RUSSIA

Foreign degrees to be recognised, to attract foreign and ex-pat talent
Degrees from 210 of the world’s top universities in 25 countries are to be recognised in Russia without requiring additional state evaluation, in a move designed to attract highly skilled professionals and the “world’s best minds” to the country.A Kremlin decree gave the go-ahead for acceptance of selected foreign degrees in late May, within days of the start of Vladimir Putin’s third term as Russian president.
Published in the government newspaper Rossiiskaya Gazeta, the order gives approval to degrees from some of the world’s best universities, including Stanford, as well as more obscure institutions.

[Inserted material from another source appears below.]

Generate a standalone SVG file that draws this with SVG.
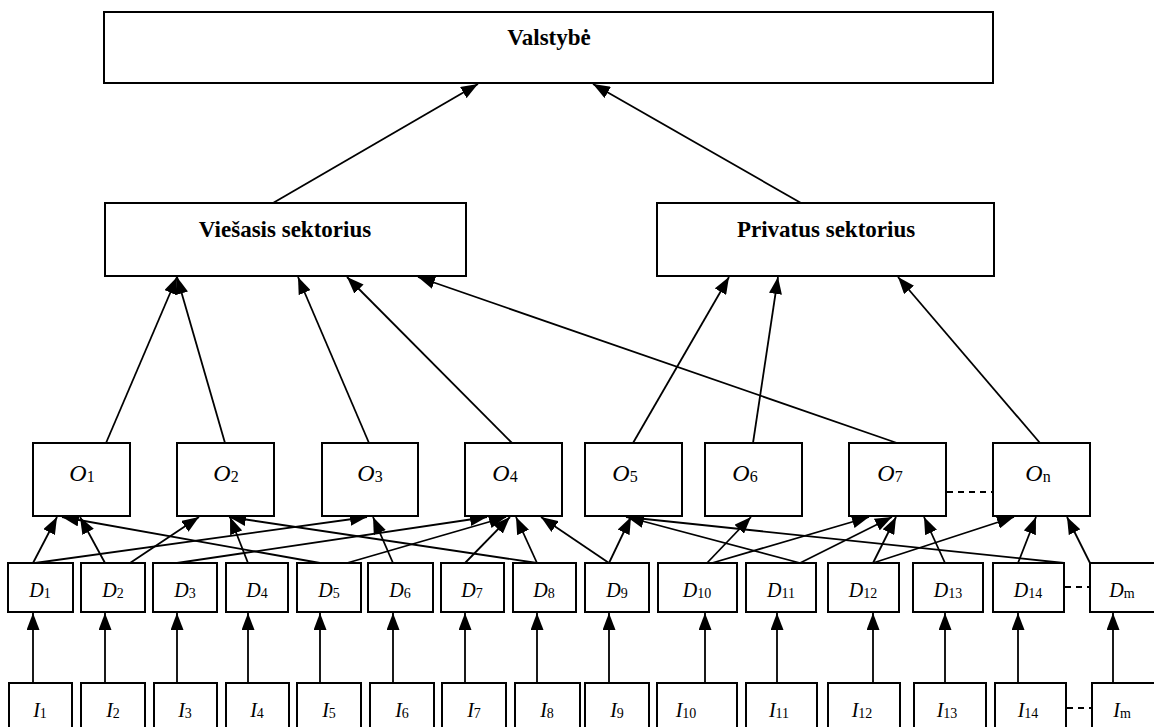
<svg xmlns="http://www.w3.org/2000/svg" width="1154" height="727" viewBox="0 0 1154 727">
<style>
.box{fill:#fff;stroke:#000;stroke-width:2}
.ln{stroke:#000;stroke-width:1.8;fill:none;marker-end:url(#ah)}
.dash{stroke:#000;stroke-width:1.8;stroke-dasharray:6 5;fill:none}
.title{font-family:"Liberation Serif",serif;font-weight:bold;font-size:23px;text-anchor:middle}
.lbl{font-family:"Liberation Serif",serif;font-style:italic;font-size:20px;text-anchor:middle}
.olbl{font-family:"Liberation Serif",serif;font-style:italic;font-size:24px;text-anchor:middle}
.sub{font-style:normal;font-size:14px}
.osub{font-style:normal;font-size:16px}
</style>
<defs>
<marker id="ah" markerUnits="userSpaceOnUse" markerWidth="17" markerHeight="13" viewBox="0 0 17 13" refX="17" refY="6.5" orient="auto">
<path d="M0,0 L17,6.5 L0,13 z" fill="#000"/>
</marker>
</defs>
<rect width="1154" height="727" fill="#fff"/>
<g id="connectors">
<line class="ln" x1="273" y1="203" x2="478" y2="84"/>
<line class="ln" x1="801" y1="203" x2="593" y2="84"/>
<line class="ln" x1="106" y1="443" x2="177" y2="277"/>
<line class="ln" x1="225" y1="443" x2="177" y2="277"/>
<line class="ln" x1="369" y1="443" x2="298" y2="277"/>
<line class="ln" x1="512" y1="443" x2="347" y2="277"/>
<line class="ln" x1="897" y1="443" x2="418" y2="277"/>
<line class="ln" x1="633" y1="443" x2="729" y2="277"/>
<line class="ln" x1="753" y1="443" x2="778" y2="277"/>
<line class="ln" x1="1040" y1="443" x2="898" y2="277"/>
<line class="ln" x1="33" y1="563" x2="57" y2="517"/>
<line class="ln" x1="35" y1="563" x2="367" y2="517"/>
<line class="ln" x1="105" y1="563" x2="80" y2="517"/>
<line class="ln" x1="130" y1="563" x2="199" y2="517"/>
<line class="ln" x1="177" y1="563" x2="487" y2="517"/>
<line class="ln" x1="248" y1="563" x2="230" y2="517"/>
<line class="ln" x1="320" y1="563" x2="62" y2="517"/>
<line class="ln" x1="347" y1="563" x2="506" y2="517"/>
<line class="ln" x1="393" y1="563" x2="373" y2="517"/>
<line class="ln" x1="465" y1="563" x2="510" y2="517"/>
<line class="ln" x1="537" y1="563" x2="516" y2="517"/>
<line class="ln" x1="537" y1="563" x2="229" y2="517"/>
<line class="ln" x1="609" y1="563" x2="541" y2="517"/>
<line class="ln" x1="609" y1="563" x2="631" y2="517"/>
<line class="ln" x1="707" y1="563" x2="751" y2="517"/>
<line class="ln" x1="712" y1="563" x2="869" y2="517"/>
<line class="ln" x1="800" y1="563" x2="627" y2="517"/>
<line class="ln" x1="800" y1="563" x2="892" y2="517"/>
<line class="ln" x1="873" y1="563" x2="896" y2="517"/>
<line class="ln" x1="873" y1="563" x2="1014" y2="517"/>
<line class="ln" x1="945" y1="563" x2="924" y2="517"/>
<line class="ln" x1="1018" y1="563" x2="1036" y2="517"/>
<line class="ln" x1="1090" y1="563" x2="1067" y2="517"/>
<line class="ln" x1="1064" y1="563" x2="626" y2="517"/>
<line class="ln" x1="33" y1="683" x2="33" y2="613"/>
<line class="ln" x1="105" y1="683" x2="105" y2="613"/>
<line class="ln" x1="177" y1="683" x2="177" y2="613"/>
<line class="ln" x1="248" y1="683" x2="248" y2="613"/>
<line class="ln" x1="320" y1="683" x2="320" y2="613"/>
<line class="ln" x1="393" y1="683" x2="393" y2="613"/>
<line class="ln" x1="465" y1="683" x2="465" y2="613"/>
<line class="ln" x1="537" y1="683" x2="537" y2="613"/>
<line class="ln" x1="609" y1="683" x2="609" y2="613"/>
<line class="ln" x1="705" y1="683" x2="705" y2="613"/>
<line class="ln" x1="777" y1="683" x2="777" y2="613"/>
<line class="ln" x1="873" y1="683" x2="873" y2="613"/>
<line class="ln" x1="945" y1="683" x2="945" y2="613"/>
<line class="ln" x1="1018" y1="683" x2="1018" y2="613"/>
<line class="ln" x1="1113" y1="683" x2="1113" y2="613"/>
<line class="dash" x1="947" y1="492" x2="993" y2="492"/>
<line class="dash" x1="1065" y1="587" x2="1090" y2="587"/>
<line class="dash" x1="1067" y1="708" x2="1092" y2="708"/>
</g>
<g id="valstybe"><rect class="box" x="104" y="12" width="889" height="71"/><text class="title" x="549" y="45">Valstybė</text></g>
<g id="viesasis"><rect class="box" x="105" y="203" width="361" height="73"/><text class="title" x="285" y="237">Viešasis sektorius</text></g>
<g id="privatus"><rect class="box" x="657" y="203" width="337" height="73"/><text class="title" x="826" y="237">Privatus sektorius</text></g>
<g id="O1"><rect class="box" x="33" y="443" width="97" height="73"/><text class="olbl" x="82" y="481">O<tspan class="osub" dy="1">1</tspan></text></g>
<g id="O2"><rect class="box" x="177" y="443" width="97" height="73"/><text class="olbl" x="226" y="481">O<tspan class="osub" dy="1">2</tspan></text></g>
<g id="O3"><rect class="box" x="322" y="443" width="96" height="73"/><text class="olbl" x="370" y="481">O<tspan class="osub" dy="1">3</tspan></text></g>
<g id="O4"><rect class="box" x="465" y="443" width="97" height="73"/><text class="olbl" x="505" y="481">O<tspan class="osub" dy="1">4</tspan></text></g>
<g id="O5"><rect class="box" x="585" y="443" width="97" height="73"/><text class="olbl" x="625" y="481">O<tspan class="osub" dy="1">5</tspan></text></g>
<g id="O6"><rect class="box" x="705" y="443" width="97" height="73"/><text class="olbl" x="745" y="481">O<tspan class="osub" dy="1">6</tspan></text></g>
<g id="O7"><rect class="box" x="849" y="443" width="97" height="73"/><text class="olbl" x="890" y="481">O<tspan class="osub" dy="1">7</tspan></text></g>
<g id="On"><rect class="box" x="993" y="443" width="97" height="73"/><text class="olbl" x="1038" y="481">O<tspan class="osub" dy="1">n</tspan></text></g>
<g id="D1"><rect class="box" x="8" y="563" width="65" height="49"/><text class="lbl" x="40" y="597">D<tspan class="sub" dy="1">1</tspan></text></g>
<g id="D2"><rect class="box" x="81" y="563" width="64" height="49"/><text class="lbl" x="113" y="597">D<tspan class="sub" dy="1">2</tspan></text></g>
<g id="D3"><rect class="box" x="153" y="563" width="64" height="49"/><text class="lbl" x="185" y="597">D<tspan class="sub" dy="1">3</tspan></text></g>
<g id="D4"><rect class="box" x="226" y="563" width="62" height="49"/><text class="lbl" x="257" y="597">D<tspan class="sub" dy="1">4</tspan></text></g>
<g id="D5"><rect class="box" x="297" y="563" width="64" height="49"/><text class="lbl" x="329" y="597">D<tspan class="sub" dy="1">5</tspan></text></g>
<g id="D6"><rect class="box" x="368" y="563" width="65" height="49"/><text class="lbl" x="400" y="597">D<tspan class="sub" dy="1">6</tspan></text></g>
<g id="D7"><rect class="box" x="441" y="563" width="63" height="49"/><text class="lbl" x="472" y="597">D<tspan class="sub" dy="1">7</tspan></text></g>
<g id="D8"><rect class="box" x="513" y="563" width="63" height="49"/><text class="lbl" x="544" y="597">D<tspan class="sub" dy="1">8</tspan></text></g>
<g id="D9"><rect class="box" x="585" y="563" width="64" height="49"/><text class="lbl" x="617" y="597">D<tspan class="sub" dy="1">9</tspan></text></g>
<g id="D10"><rect class="box" x="658" y="563" width="79" height="49"/><text class="lbl" x="697" y="597">D<tspan class="sub" dy="1">10</tspan></text></g>
<g id="D11"><rect class="box" x="746" y="563" width="70" height="49"/><text class="lbl" x="781" y="597">D<tspan class="sub" dy="1">11</tspan></text></g>
<g id="D12"><rect class="box" x="828" y="563" width="71" height="49"/><text class="lbl" x="863" y="597">D<tspan class="sub" dy="1">12</tspan></text></g>
<g id="D13"><rect class="box" x="913" y="563" width="70" height="49"/><text class="lbl" x="948" y="597">D<tspan class="sub" dy="1">13</tspan></text></g>
<g id="D14"><rect class="box" x="993" y="563" width="71" height="49"/><text class="lbl" x="1028" y="597">D<tspan class="sub" dy="1">14</tspan></text></g>
<g id="Dm"><rect class="box" x="1090" y="563" width="65" height="49"/><text class="lbl" x="1122" y="597">D<tspan class="sub" dy="1">m</tspan></text></g>
<g id="I1"><rect class="box" x="9" y="683" width="63" height="52"/><text class="lbl" x="40" y="717">I<tspan class="sub" dy="1">1</tspan></text></g>
<g id="I2"><rect class="box" x="81" y="683" width="64" height="52"/><text class="lbl" x="113" y="717">I<tspan class="sub" dy="1">2</tspan></text></g>
<g id="I3"><rect class="box" x="154" y="683" width="63" height="52"/><text class="lbl" x="185" y="717">I<tspan class="sub" dy="1">3</tspan></text></g>
<g id="I4"><rect class="box" x="226" y="683" width="63" height="52"/><text class="lbl" x="257" y="717">I<tspan class="sub" dy="1">4</tspan></text></g>
<g id="I5"><rect class="box" x="297" y="683" width="64" height="52"/><text class="lbl" x="329" y="717">I<tspan class="sub" dy="1">5</tspan></text></g>
<g id="I6"><rect class="box" x="370" y="683" width="64" height="52"/><text class="lbl" x="402" y="717">I<tspan class="sub" dy="1">6</tspan></text></g>
<g id="I7"><rect class="box" x="442" y="683" width="64" height="52"/><text class="lbl" x="474" y="717">I<tspan class="sub" dy="1">7</tspan></text></g>
<g id="I8"><rect class="box" x="515" y="683" width="65" height="52"/><text class="lbl" x="547" y="717">I<tspan class="sub" dy="1">8</tspan></text></g>
<g id="I9"><rect class="box" x="585" y="683" width="64" height="52"/><text class="lbl" x="617" y="717">I<tspan class="sub" dy="1">9</tspan></text></g>
<g id="I10"><rect class="box" x="657" y="683" width="80" height="52"/><text class="lbl" x="686" y="717">I<tspan class="sub" dy="1">10</tspan></text></g>
<g id="I11"><rect class="box" x="746" y="683" width="71" height="52"/><text class="lbl" x="779" y="717">I<tspan class="sub" dy="1">11</tspan></text></g>
<g id="I12"><rect class="box" x="828" y="683" width="72" height="52"/><text class="lbl" x="862" y="717">I<tspan class="sub" dy="1">12</tspan></text></g>
<g id="I13"><rect class="box" x="914" y="683" width="72" height="52"/><text class="lbl" x="947" y="717">I<tspan class="sub" dy="1">13</tspan></text></g>
<g id="I14"><rect class="box" x="995" y="683" width="71" height="52"/><text class="lbl" x="1028" y="717">I<tspan class="sub" dy="1">14</tspan></text></g>
<g id="Im"><rect class="box" x="1092" y="683" width="64" height="52"/><text class="lbl" x="1122" y="717">I<tspan class="sub" dy="1">m</tspan></text></g>
</svg>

Cambridge, Oxford and York universities in the UK are included, as are Yale and MIT in the United States (as well as the lower-profile Rensselaer Polytechnic Institute).
The majority of approved institutions are North American: 66 in the US and 14 in Canada. UK universities account for 28 of the universities, and 61 are in the rest of Europe. Asian institutions are third, with 11 from China, nine from Japan and three from South Korea making the list.
Australia has eight institutions and Israel, Brazil, New Zealand, Singapore and South Africa are recognised along with the mutual recognition afforded degrees from former Soviet states with the exception of Uzbekistan.
The move should make academic transfers easier, although people holding foreign degrees will still need to go through months of red tape to get their qualifications officially translated and notarised.
“This significantly limits the opportunities for scientific and academic mobility by graduates from Russian schools,” Moscow State Institute of International Relations Vice-dean Alexandra Khudaikulova told Rossiiskaya Gazeta.
The new order, which was signed by former president and now Prime Minister Dmitry Medvedev, came just after a cabinet reshuffle in which long-time education minister Andrei Fursenko was replaced by his former deputy, Dmitry Livanov, the rector of the National University of Science and Technology.
Livanov is expected to continue many of Fursenko’s policies, including that of further integration of Russian universities into the world system – it was Fursenko who brought Russia into the Bologna process.
Until recently, Russia only recognised the qualifications of universities in countries with which it had direct agreements on mutual qualification recognition.
Among them are most of the former Soviet republics except the Baltic states, Georgia and Uzbekistan, as well as a number of developing countries. The only leading Western country with a bilateral agreement with Russia is Italy.
By early 2011 the government had already eased migration regimes for skilled expatriates, to encourage the return to Russia of local scientists currently working abroad.
But the country still faced a shortage of the highly skilled professionals needed to implement ambitious state plans to shift the economy onto a more innovative footing.
Medvedev said: “The inflow of foreign professionals to Russia is needed in order to gain experience and to create ground for creativity of domestic scientists.
“Therefore we are ready for unilateral automatic recognition of diplomas and degrees obtained in the world's leading universities. Russia should become an attractive place for the world's best minds.”
The criteria for universities to be included in the list were set down in a bill passed by the Russian state parliament in December.
They include the presence of the university in the top 300 universities in the Academic Ranking of World Universities and the World University Rankings, as well as its location in the territory of one of the G8 countries. Also, it must not rely solely on private funding but must receive national state funding.